Now, state leaders are initiating an intervention. They will be sending lawyers directly into underserved communities where they are needed most. Through the Community Governance Attorney Program, the University of New Mexico School of Law trains students and financially supports them to practice in some of the state’s most underserved regions. These areas include acequias, land grant-merced communities, and colonias. Many of these communities trace their histories back many centuries and remain culturally distinct, however, economically vulnerable.
The program, established in 2019, is under the New Mexico Higher Education Department. It offers tuition assistance, fees, and financial allowances for up to two third‑year law students annually. Graduates in return pledge to practice law in rural New Mexico communities, where legal representation is often scarce or absent.
The state also pays half of each attorney’s salary during their first two years of service. This incentive officials hope will encourage young lawyers to remain in New Mexico rather than leave for the metropolis.
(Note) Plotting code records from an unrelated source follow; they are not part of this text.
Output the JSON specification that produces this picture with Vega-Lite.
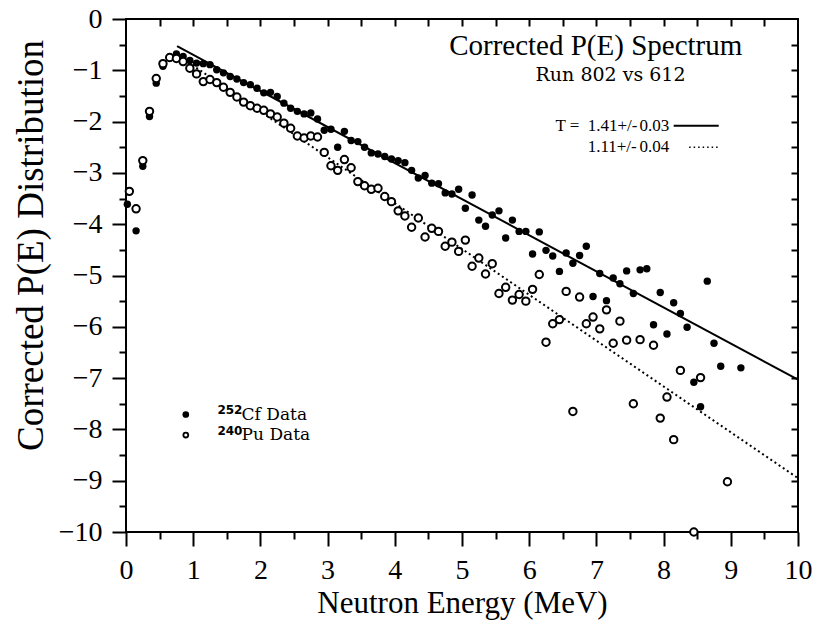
{
  "$schema": "https://vega.github.io/schema/vega-lite/v6.json",
  "width": 672,
  "height": 513,
  "autosize": {"type": "none"},
  "padding": {"left": 126, "top": 19, "right": 15, "bottom": 93},
  "background": "white",
  "config": {
    "view": {"stroke": "black", "strokeWidth": 2},
    "axis": {"grid": false, "domain": false, "tickColor": "black", "labelColor": "black", "titleColor": "black", "labelFont": "Liberation Serif", "titleFont": "Liberation Serif", "titleFontWeight": "normal"}
  },
  "datasets": {
    "cf": [
      {"x": 0.02, "y": -3.61}, {"x": 0.15, "y": -4.13}, {"x": 0.25, "y": -2.87}, {"x": 0.35, "y": -1.9}, {"x": 0.45, "y": -1.25},
      {"x": 0.55, "y": -0.92}, {"x": 0.65, "y": -0.76}, {"x": 0.75, "y": -0.68}, {"x": 0.85, "y": -0.73}, {"x": 0.95, "y": -0.81},
      {"x": 1.05, "y": -0.86}, {"x": 1.15, "y": -0.87}, {"x": 1.25, "y": -0.89}, {"x": 1.35, "y": -0.99}, {"x": 1.45, "y": -1.05},
      {"x": 1.55, "y": -1.12}, {"x": 1.65, "y": -1.17}, {"x": 1.75, "y": -1.24}, {"x": 1.85, "y": -1.28}, {"x": 1.95, "y": -1.35},
      {"x": 2.05, "y": -1.44}, {"x": 2.15, "y": -1.43}, {"x": 2.25, "y": -1.51}, {"x": 2.35, "y": -1.64}, {"x": 2.45, "y": -1.74},
      {"x": 2.55, "y": -1.8}, {"x": 2.65, "y": -1.85}, {"x": 2.75, "y": -1.83}, {"x": 2.85, "y": -1.95}, {"x": 2.95, "y": -2.17},
      {"x": 3.05, "y": -2.15}, {"x": 3.15, "y": -2.5}, {"x": 3.25, "y": -2.19}, {"x": 3.35, "y": -2.37}, {"x": 3.45, "y": -2.39},
      {"x": 3.55, "y": -2.5}, {"x": 3.65, "y": -2.61}, {"x": 3.75, "y": -2.63}, {"x": 3.85, "y": -2.68}, {"x": 3.95, "y": -2.73},
      {"x": 4.05, "y": -2.76}, {"x": 4.15, "y": -2.8}, {"x": 4.25, "y": -2.95}, {"x": 4.35, "y": -3.1}, {"x": 4.45, "y": -3.05},
      {"x": 4.55, "y": -3.2}, {"x": 4.65, "y": -3.21}, {"x": 4.75, "y": -3.39}, {"x": 4.85, "y": -3.41}, {"x": 4.95, "y": -3.32},
      {"x": 5.05, "y": -3.69}, {"x": 5.15, "y": -3.43}, {"x": 5.25, "y": -3.92}, {"x": 5.35, "y": -4.04}, {"x": 5.45, "y": -3.82},
      {"x": 5.55, "y": -3.74}, {"x": 5.65, "y": -4.27}, {"x": 5.75, "y": -3.92}, {"x": 5.85, "y": -4.14}, {"x": 5.95, "y": -4.14},
      {"x": 6.05, "y": -4.58}, {"x": 6.15, "y": -4.15}, {"x": 6.25, "y": -4.51}, {"x": 6.35, "y": -4.62}, {"x": 6.45, "y": -4.92},
      {"x": 6.55, "y": -4.56}, {"x": 6.65, "y": -4.76}, {"x": 6.75, "y": -4.61}, {"x": 6.85, "y": -4.43}, {"x": 6.95, "y": -5.41},
      {"x": 7.05, "y": -4.96}, {"x": 7.15, "y": -5.49}, {"x": 7.25, "y": -5.05}, {"x": 7.35, "y": -5.16}, {"x": 7.45, "y": -4.91},
      {"x": 7.55, "y": -5.35}, {"x": 7.65, "y": -4.89}, {"x": 7.75, "y": -4.87}, {"x": 7.85, "y": -5.96}, {"x": 7.95, "y": -5.33},
      {"x": 8.05, "y": -6.14}, {"x": 8.15, "y": -5.53}, {"x": 8.25, "y": -5.74}, {"x": 8.35, "y": -6.01}, {"x": 8.45, "y": -7.08},
      {"x": 8.55, "y": -7.56}, {"x": 8.65, "y": -5.11}, {"x": 8.75, "y": -6.32}, {"x": 8.85, "y": -6.77}, {"x": 9.15, "y": -6.8}
    ],
    "pu": [
      {"x": 0.05, "y": -3.36}, {"x": 0.15, "y": -3.7}, {"x": 0.25, "y": -2.76}, {"x": 0.35, "y": -1.8}, {"x": 0.45, "y": -1.16},
      {"x": 0.55, "y": -0.87}, {"x": 0.65, "y": -0.75}, {"x": 0.75, "y": -0.77}, {"x": 0.85, "y": -0.83}, {"x": 0.95, "y": -0.96},
      {"x": 1.05, "y": -1.07}, {"x": 1.15, "y": -1.22}, {"x": 1.25, "y": -1.18}, {"x": 1.35, "y": -1.24}, {"x": 1.45, "y": -1.33},
      {"x": 1.55, "y": -1.43}, {"x": 1.65, "y": -1.52}, {"x": 1.75, "y": -1.62}, {"x": 1.85, "y": -1.69}, {"x": 1.95, "y": -1.74},
      {"x": 2.05, "y": -1.78}, {"x": 2.15, "y": -1.85}, {"x": 2.25, "y": -1.91}, {"x": 2.35, "y": -2.03}, {"x": 2.45, "y": -2.13},
      {"x": 2.55, "y": -2.28}, {"x": 2.65, "y": -2.32}, {"x": 2.75, "y": -2.28}, {"x": 2.85, "y": -2.3}, {"x": 2.95, "y": -2.6},
      {"x": 3.05, "y": -2.86}, {"x": 3.15, "y": -2.95}, {"x": 3.25, "y": -2.74}, {"x": 3.35, "y": -2.9}, {"x": 3.45, "y": -3.17},
      {"x": 3.55, "y": -3.25}, {"x": 3.65, "y": -3.32}, {"x": 3.75, "y": -3.3}, {"x": 3.85, "y": -3.46}, {"x": 3.95, "y": -3.56},
      {"x": 4.05, "y": -3.74}, {"x": 4.15, "y": -3.84}, {"x": 4.25, "y": -4.06}, {"x": 4.35, "y": -3.88}, {"x": 4.45, "y": -4.25},
      {"x": 4.55, "y": -4.08}, {"x": 4.65, "y": -4.14}, {"x": 4.75, "y": -4.43}, {"x": 4.85, "y": -4.35}, {"x": 4.95, "y": -4.53},
      {"x": 5.05, "y": -4.31}, {"x": 5.15, "y": -4.82}, {"x": 5.25, "y": -4.66}, {"x": 5.35, "y": -4.97}, {"x": 5.45, "y": -4.77},
      {"x": 5.55, "y": -5.35}, {"x": 5.65, "y": -5.23}, {"x": 5.75, "y": -5.48}, {"x": 5.85, "y": -5.37}, {"x": 5.95, "y": -5.5},
      {"x": 6.05, "y": -5.27}, {"x": 6.15, "y": -4.98}, {"x": 6.25, "y": -6.3}, {"x": 6.35, "y": -5.94}, {"x": 6.45, "y": -5.86},
      {"x": 6.55, "y": -5.31}, {"x": 6.65, "y": -7.65}, {"x": 6.75, "y": -5.42}, {"x": 6.85, "y": -5.94}, {"x": 6.95, "y": -5.81},
      {"x": 7.05, "y": -6.04}, {"x": 7.15, "y": -5.67}, {"x": 7.25, "y": -6.32}, {"x": 7.35, "y": -5.89}, {"x": 7.45, "y": -6.26},
      {"x": 7.55, "y": -7.5}, {"x": 7.65, "y": -6.25}, {"x": 7.85, "y": -6.36}, {"x": 7.95, "y": -7.78}, {"x": 8.05, "y": -7.37},
      {"x": 8.15, "y": -8.2}, {"x": 8.25, "y": -6.85}, {"x": 8.45, "y": -10.0}, {"x": 8.55, "y": -6.99}, {"x": 8.95, "y": -9.02}
    ],
    "fit1": [{"x": 0.76, "y": -0.53}, {"x": 10, "y": -7.03}],
    "fit2": [{"x": 0.8, "y": -0.73}, {"x": 10, "y": -8.95}],
    "keyline1": [{"x": 8.15, "y": -2.08}, {"x": 8.82, "y": -2.08}],
    "keyline2": [{"x": 8.38, "y": -2.5}, {"x": 8.82, "y": -2.5}],
    "titles": [
      {"x": 6.99, "y": -0.52, "label": "Corrected P(E) Spectrum"}
    ],
    "subtitles": [
      {"x": 7.21, "y": -1.1, "label": "Run 802 vs 612"}
    ],
    "fitlabels": [
      {"x": 6.39, "y": -2.08, "label": "T ="},
      {"x": 6.87, "y": -2.08, "label": "1.41+/-"},
      {"x": 7.64, "y": -2.08, "label": "0.03"},
      {"x": 6.87, "y": -2.5, "label": "1.11+/-"},
      {"x": 7.64, "y": -2.5, "label": "0.04"}
    ],
    "keypts": [
      {"x": 0.89, "y": -7.71, "series": "Cf"},
      {"x": 0.89, "y": -8.11, "series": "Pu"}
    ],
    "keysup": [
      {"x": 1.36, "y": -7.63, "label": "252"},
      {"x": 1.36, "y": -8.03, "label": "240"}
    ],
    "keytext": [
      {"x": 1.72, "y": -7.71, "label": "Cf Data"},
      {"x": 1.72, "y": -8.11, "label": "Pu Data"}
    ]
  },
  "resolve": {"axis": {"x": "independent", "y": "independent"}},
  "layer": [
    {
      "data": {"name": "fit1"},
      "mark": {"type": "line", "color": "black", "strokeWidth": 2},
      "encoding": {
        "x": {"field": "x", "type": "quantitative", "scale": {"domain": [0, 10], "nice": false, "zero": false},
              "axis": {"orient": "top", "values": [0.5,1,1.5,2,2.5,3,3.5,4,4.5,5,5.5,6,6.5,7,7.5,8,8.5,9,9.5], "tickSize": -7, "tickWidth": 2, "labels": false, "title": null}},
        "y": {"field": "y", "type": "quantitative", "scale": {"domain": [-10, 0], "nice": false, "zero": false},
              "axis": {"orient": "right", "values": [-9.5,-9,-8.5,-8,-7.5,-7,-6.5,-6,-5.5,-5,-4.5,-4,-3.5,-3,-2.5,-2,-1.5,-1,-0.5], "tickSize": -7, "tickWidth": 2, "labels": false, "title": null}}
      }
    },
    {
      "data": {"name": "fit2"},
      "mark": {"type": "line", "color": "black", "strokeWidth": 2, "strokeDash": [2, 3]},
      "encoding": {
        "x": {"field": "x", "type": "quantitative", "axis": null},
        "y": {"field": "y", "type": "quantitative", "axis": null}
      }
    },
    {
      "data": {"name": "cf"},
      "mark": {"type": "point", "shape": "circle", "filled": true, "color": "black", "size": 55, "opacity": 1},
      "encoding": {
        "x": {"field": "x", "type": "quantitative",
              "axis": {"orient": "bottom", "values": [0,1,2,3,4,5,6,7,8,9,10], "tickSize": 14, "tickWidth": 2, "labelPadding": 10, "labelFontSize": 28, "labelFlush": false, "title": "Neutron Energy (MeV)", "titleFontSize": 31, "titlePadding": 4}},
        "y": {"field": "y", "type": "quantitative",
              "axis": {"orient": "left", "values": [-10,-9,-8,-7,-6,-5,-4,-3,-2,-1,0], "tickSize": 14, "tickWidth": 2, "labelPadding": 10, "labelFontSize": 28, "labelFlush": false, "title": "Corrected P(E) Distribution", "titleFontSize": 37, "titlePadding": 8, "titleY": 226}}
      }
    },
    {
      "data": {"name": "pu"},
      "mark": {"type": "point", "shape": "circle", "filled": false, "color": "black", "fill": "white", "fillOpacity": 1, "strokeWidth": 2, "size": 55, "opacity": 1},
      "encoding": {
        "x": {"field": "x", "type": "quantitative",
              "axis": {"orient": "bottom", "values": [0.5,1.5,2.5,3.5,4.5,5.5,6.5,7.5,8.5,9.5], "tickSize": 7, "tickWidth": 2, "labels": false, "title": null}},
        "y": {"field": "y", "type": "quantitative",
              "axis": {"orient": "left", "values": [-9.5,-8.5,-7.5,-6.5,-5.5,-4.5,-3.5,-2.5,-1.5,-0.5], "tickSize": 7, "tickWidth": 2, "labels": false, "title": null}}
      }
    },
    {
      "data": {"name": "keyline1"},
      "mark": {"type": "line", "color": "black", "strokeWidth": 2},
      "encoding": {
        "x": {"field": "x", "type": "quantitative", "axis": null},
        "y": {"field": "y", "type": "quantitative", "axis": null}
      }
    },
    {
      "data": {"name": "keyline2"},
      "mark": {"type": "line", "color": "black", "strokeWidth": 1.5, "strokeDash": [1.5, 3]},
      "encoding": {
        "x": {"field": "x", "type": "quantitative", "axis": null},
        "y": {"field": "y", "type": "quantitative", "axis": null}
      }
    },
    {
      "data": {"name": "titles"},
      "mark": {"type": "text", "font": "Liberation Serif", "fontSize": 29, "color": "black", "align": "center", "baseline": "middle"},
      "encoding": {
        "x": {"field": "x", "type": "quantitative", "axis": null},
        "y": {"field": "y", "type": "quantitative", "axis": null},
        "text": {"field": "label"}
      }
    },
    {
      "data": {"name": "subtitles"},
      "mark": {"type": "text", "font": "DejaVu Serif", "fontSize": 19, "color": "black", "align": "center", "baseline": "middle"},
      "encoding": {
        "x": {"field": "x", "type": "quantitative", "axis": null},
        "y": {"field": "y", "type": "quantitative", "axis": null},
        "text": {"field": "label"}
      }
    },
    {
      "data": {"name": "fitlabels"},
      "mark": {"type": "text", "font": "Liberation Serif", "fontSize": 17, "color": "black", "align": "left", "baseline": "middle"},
      "encoding": {
        "x": {"field": "x", "type": "quantitative", "axis": null},
        "y": {"field": "y", "type": "quantitative", "axis": null},
        "text": {"field": "label"}
      }
    },
    {
      "data": {"name": "keypts"},
      "mark": {"type": "point", "shape": "circle", "color": "black", "strokeWidth": 1.8, "size": 24, "opacity": 1},
      "encoding": {
        "x": {"field": "x", "type": "quantitative", "axis": null},
        "y": {"field": "y", "type": "quantitative", "axis": null},
        "fill": {"field": "series", "type": "nominal", "scale": {"domain": ["Cf", "Pu"], "range": ["black", "white"]}, "legend": null}
      }
    },
    {
      "data": {"name": "keysup"},
      "mark": {"type": "text", "font": "DejaVu Sans", "fontSize": 12, "fontWeight": "bold", "color": "black", "align": "left", "baseline": "middle"},
      "encoding": {
        "x": {"field": "x", "type": "quantitative", "axis": null},
        "y": {"field": "y", "type": "quantitative", "axis": null},
        "text": {"field": "label"}
      }
    },
    {
      "data": {"name": "keytext"},
      "mark": {"type": "text", "font": "DejaVu Serif", "fontSize": 17, "color": "black", "align": "left", "baseline": "middle"},
      "encoding": {
        "x": {"field": "x", "type": "quantitative", "axis": null},
        "y": {"field": "y", "type": "quantitative", "axis": null},
        "text": {"field": "label"}
      }
    }
  ]
}
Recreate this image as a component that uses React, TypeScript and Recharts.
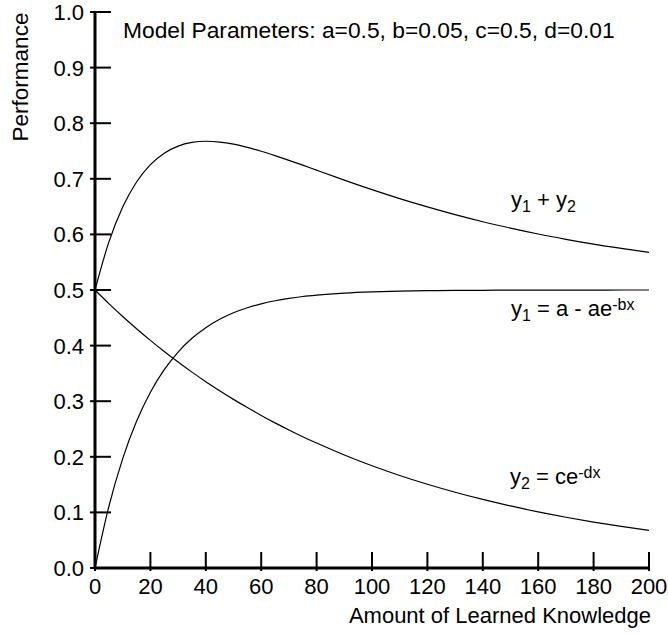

“By supporting the state’s future attorneys in public service, we are building much-needed legal capacity in communities while keeping skilled workers in New Mexico,” said Stephanie M. Rodriguez. “This program is critical for strengthening access to legal counsel to underserved communities across New Mexico.”
The legal needs go far beyond family court. Many rural communities across the state face disputes involving land use, water rights, governance, and administrative law. These issues are interwoven with New Mexico’s complex history of Indigenous, Hispanic, and frontier settlement. Residents of Colonias and land grant communities often struggle to get lawyers who are experts with the unique structures that govern communal lands and traditional water systems.
State officials have recognized that the nation’s legal aid shortfall extends beyond criminal defense and urban legal aid clinics. The crisis is also unfolding quietly in rural courtrooms where ordinary Americans must argue high-stakes cases without lawyers. After all, justice is not simply blind in much of rural New Mexico. It is often far away.